海上自衛隊には排水量980トンと小さいながらも、5つの主要基地に必ず配備されている船があります。

それが「多用途支援艦」というもので、名前からもわかるように、さまざまな用途に使われる多目的船です。そして、その任務は訓練標的の曳航から船舶火災の消火活動まで多岐にわたります。

  • 基本性能:「ひうち型」多用途支援艦
排水量 980t (基準)
全 長 65m
全 幅 12m
乗 員 40〜45名
速 力 15ノット(時速28km)
兵 装 なし
装 備 放水銃、曳航装置
水上標的の管制装置
魚雷回収装置
価 格 1隻あたり約90億円

護衛艦や潜水艦の活動を支える補助艦艇のうち、とりわけ「ひうち型」は多才多芸で知られており、射撃訓練における標的艦の曳航や自走式水上標的の管制を担ってきました。

訓練支援艦「くろべ」「てんりゅう」も似た役割を持ちますが、こちらは対空射撃用の無人標的機を運用するため、多用途支援艦とは対水上・対空戦闘ですみ分けている形です。

ただし、多用途支援艦は訓練支援艦とは異なり、訓練状況を分析・評価する能力は与えられていません。

さて、「ひうち型」が使う自走式の水上標的は、大きさ7mほどの無人ボートでありながら、時速65kmという最高速力を持ち、高速目標に対する射撃訓練を可能にしました。

ところが、この標的は使い捨て式ではなく、訓練ではあえて弾を命中させず、わざと10〜15mほど外すそうです(逆に難しい)。

一方、標的艦は退役した護衛艦などを使いますが、自身よりも大きい船を曳航することから、多用途支援艦はその船体規模のわりには大出力のエンジンを搭載しています。

その馬力は1万トン超えの船も単独で曳航できるほどで、航行不能に陥った味方を助けたり、大型物資の搬送などに役立ってきました。たとえば、東日本大震災の原発事故では、冷却水を満載したはしけを現場まで曳航しています。
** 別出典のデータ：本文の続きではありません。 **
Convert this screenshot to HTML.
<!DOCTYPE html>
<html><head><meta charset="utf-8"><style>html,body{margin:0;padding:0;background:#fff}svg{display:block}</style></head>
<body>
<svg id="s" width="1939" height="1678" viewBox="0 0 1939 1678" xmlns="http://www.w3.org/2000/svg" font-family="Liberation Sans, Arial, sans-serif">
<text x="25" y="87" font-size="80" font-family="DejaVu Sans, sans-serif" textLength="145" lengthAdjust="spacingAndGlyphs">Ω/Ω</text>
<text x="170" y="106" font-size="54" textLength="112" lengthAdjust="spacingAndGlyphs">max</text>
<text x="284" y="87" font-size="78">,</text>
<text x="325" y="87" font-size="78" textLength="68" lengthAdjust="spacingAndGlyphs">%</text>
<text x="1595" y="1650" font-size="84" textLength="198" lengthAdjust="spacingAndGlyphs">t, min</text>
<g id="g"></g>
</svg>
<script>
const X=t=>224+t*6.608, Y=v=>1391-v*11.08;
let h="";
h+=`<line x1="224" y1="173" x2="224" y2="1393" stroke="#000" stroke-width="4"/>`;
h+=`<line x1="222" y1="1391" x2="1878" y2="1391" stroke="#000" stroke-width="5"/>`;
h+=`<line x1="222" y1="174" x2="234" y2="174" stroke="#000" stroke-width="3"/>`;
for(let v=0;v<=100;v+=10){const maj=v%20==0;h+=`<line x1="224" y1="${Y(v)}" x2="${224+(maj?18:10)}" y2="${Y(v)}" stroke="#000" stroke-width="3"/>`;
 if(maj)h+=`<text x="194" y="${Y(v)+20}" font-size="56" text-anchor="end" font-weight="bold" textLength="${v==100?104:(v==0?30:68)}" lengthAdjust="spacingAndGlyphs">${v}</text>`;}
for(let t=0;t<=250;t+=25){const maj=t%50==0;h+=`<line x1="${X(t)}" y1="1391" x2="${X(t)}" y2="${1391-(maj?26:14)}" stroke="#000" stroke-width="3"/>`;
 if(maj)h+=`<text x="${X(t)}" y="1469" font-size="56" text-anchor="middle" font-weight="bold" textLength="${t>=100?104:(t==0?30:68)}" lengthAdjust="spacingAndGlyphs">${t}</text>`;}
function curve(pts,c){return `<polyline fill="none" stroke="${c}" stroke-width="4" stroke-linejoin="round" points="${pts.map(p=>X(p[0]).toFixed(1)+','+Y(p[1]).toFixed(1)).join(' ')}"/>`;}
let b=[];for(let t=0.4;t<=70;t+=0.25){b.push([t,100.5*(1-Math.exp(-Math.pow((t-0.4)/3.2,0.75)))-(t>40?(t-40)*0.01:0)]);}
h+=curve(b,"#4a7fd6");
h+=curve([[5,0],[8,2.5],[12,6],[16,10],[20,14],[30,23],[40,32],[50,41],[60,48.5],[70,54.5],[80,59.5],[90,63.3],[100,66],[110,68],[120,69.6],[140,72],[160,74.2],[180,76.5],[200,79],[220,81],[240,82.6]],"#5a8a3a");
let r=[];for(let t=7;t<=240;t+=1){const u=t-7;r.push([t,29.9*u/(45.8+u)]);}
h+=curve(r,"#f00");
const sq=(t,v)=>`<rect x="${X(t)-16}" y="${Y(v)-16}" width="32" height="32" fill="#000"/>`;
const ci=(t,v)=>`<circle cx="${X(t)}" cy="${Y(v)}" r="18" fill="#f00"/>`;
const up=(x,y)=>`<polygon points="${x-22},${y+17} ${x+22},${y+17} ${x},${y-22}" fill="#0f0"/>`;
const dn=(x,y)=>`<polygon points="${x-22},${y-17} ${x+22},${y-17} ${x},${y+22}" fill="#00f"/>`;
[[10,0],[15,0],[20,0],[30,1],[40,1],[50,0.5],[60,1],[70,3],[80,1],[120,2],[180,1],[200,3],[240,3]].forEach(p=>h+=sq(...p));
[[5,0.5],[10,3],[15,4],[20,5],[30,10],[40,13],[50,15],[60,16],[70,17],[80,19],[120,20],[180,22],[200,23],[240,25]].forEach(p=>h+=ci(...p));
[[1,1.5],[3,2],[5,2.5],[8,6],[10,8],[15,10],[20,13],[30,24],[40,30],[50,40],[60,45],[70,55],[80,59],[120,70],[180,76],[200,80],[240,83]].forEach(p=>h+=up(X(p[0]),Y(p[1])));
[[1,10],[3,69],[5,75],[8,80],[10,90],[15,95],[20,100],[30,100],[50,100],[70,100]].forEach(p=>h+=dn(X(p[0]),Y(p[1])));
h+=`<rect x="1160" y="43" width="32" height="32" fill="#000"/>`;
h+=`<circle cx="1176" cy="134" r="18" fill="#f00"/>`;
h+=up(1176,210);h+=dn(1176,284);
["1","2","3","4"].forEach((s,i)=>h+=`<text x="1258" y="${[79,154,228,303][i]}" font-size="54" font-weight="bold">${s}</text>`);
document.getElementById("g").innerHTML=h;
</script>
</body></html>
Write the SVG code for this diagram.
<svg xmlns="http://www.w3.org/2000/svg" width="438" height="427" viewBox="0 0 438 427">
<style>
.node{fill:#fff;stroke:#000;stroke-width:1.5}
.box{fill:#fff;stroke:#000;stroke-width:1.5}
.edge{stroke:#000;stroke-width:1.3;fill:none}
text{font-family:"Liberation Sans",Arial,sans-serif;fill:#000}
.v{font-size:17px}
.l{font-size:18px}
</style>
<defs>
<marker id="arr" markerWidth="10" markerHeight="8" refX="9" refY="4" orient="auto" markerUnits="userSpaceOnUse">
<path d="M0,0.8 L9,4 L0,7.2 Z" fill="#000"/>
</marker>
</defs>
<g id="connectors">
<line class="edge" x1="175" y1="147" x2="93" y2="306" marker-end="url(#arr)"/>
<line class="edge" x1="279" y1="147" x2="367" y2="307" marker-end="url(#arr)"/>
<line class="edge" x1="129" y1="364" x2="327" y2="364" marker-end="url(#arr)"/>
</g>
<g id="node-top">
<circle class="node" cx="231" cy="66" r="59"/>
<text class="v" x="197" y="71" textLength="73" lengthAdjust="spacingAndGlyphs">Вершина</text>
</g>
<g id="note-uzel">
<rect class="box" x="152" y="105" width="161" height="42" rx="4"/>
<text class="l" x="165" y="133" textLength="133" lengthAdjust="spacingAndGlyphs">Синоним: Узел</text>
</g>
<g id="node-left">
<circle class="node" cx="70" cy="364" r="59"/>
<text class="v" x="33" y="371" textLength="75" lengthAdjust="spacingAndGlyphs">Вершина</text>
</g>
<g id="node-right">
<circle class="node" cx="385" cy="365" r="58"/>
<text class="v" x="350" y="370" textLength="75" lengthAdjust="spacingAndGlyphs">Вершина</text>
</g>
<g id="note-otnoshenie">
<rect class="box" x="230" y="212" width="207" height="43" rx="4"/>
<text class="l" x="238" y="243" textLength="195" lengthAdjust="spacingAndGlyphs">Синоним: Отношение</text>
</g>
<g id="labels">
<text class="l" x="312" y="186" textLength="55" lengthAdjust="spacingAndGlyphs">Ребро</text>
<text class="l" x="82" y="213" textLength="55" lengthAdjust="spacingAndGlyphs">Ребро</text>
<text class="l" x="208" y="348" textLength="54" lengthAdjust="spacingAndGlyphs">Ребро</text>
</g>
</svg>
また、小さな船体は漁港などの小規模港湾にも展開できるため、活動拠点が限られる離島や被災地では重宝されてきました。

しかも、入港から接岸まで自力で行い、自前の大型クレーンを使って物資や車両まで積載・揚陸できる有能ぶりです。

その役割をまとめると以下のようになります。

  • 訓練支援:水上標的の曳航と管制
  • 救難活動:航行不能な僚艦の曳航
  • 消防活動:放水銃による船舶火災への対応
  • 輸送任務:物資や軽車両の輸送、揚陸
  • 装備試験:洋上での新装備の管制運用

各基地に配備されている

「ひうち型」はそのマルチ能力と使い勝手のよさがゆえに、海自では主要基地に1隻ずつ配備すべく、計5隻が建造されました。

この5隻に大きな違いはないとはいえ、4番艦「げんかい」と5番艦「えんしゅう」は以下のように他とは少し異なります。

  • 12.7mm機関銃×2を搭載
  • 潜水艦への訓練支援用に水中電話機を設置
  • 航行時の揺れを減らすタンクを装備

ちなみに、1番艦「ひうち」は就役からもう20年が経ちますが、まだまだ現役を続けられることから、後継の建造計画は特にありません。よって、この先も縁の下の力持ちとして活躍するつもりです。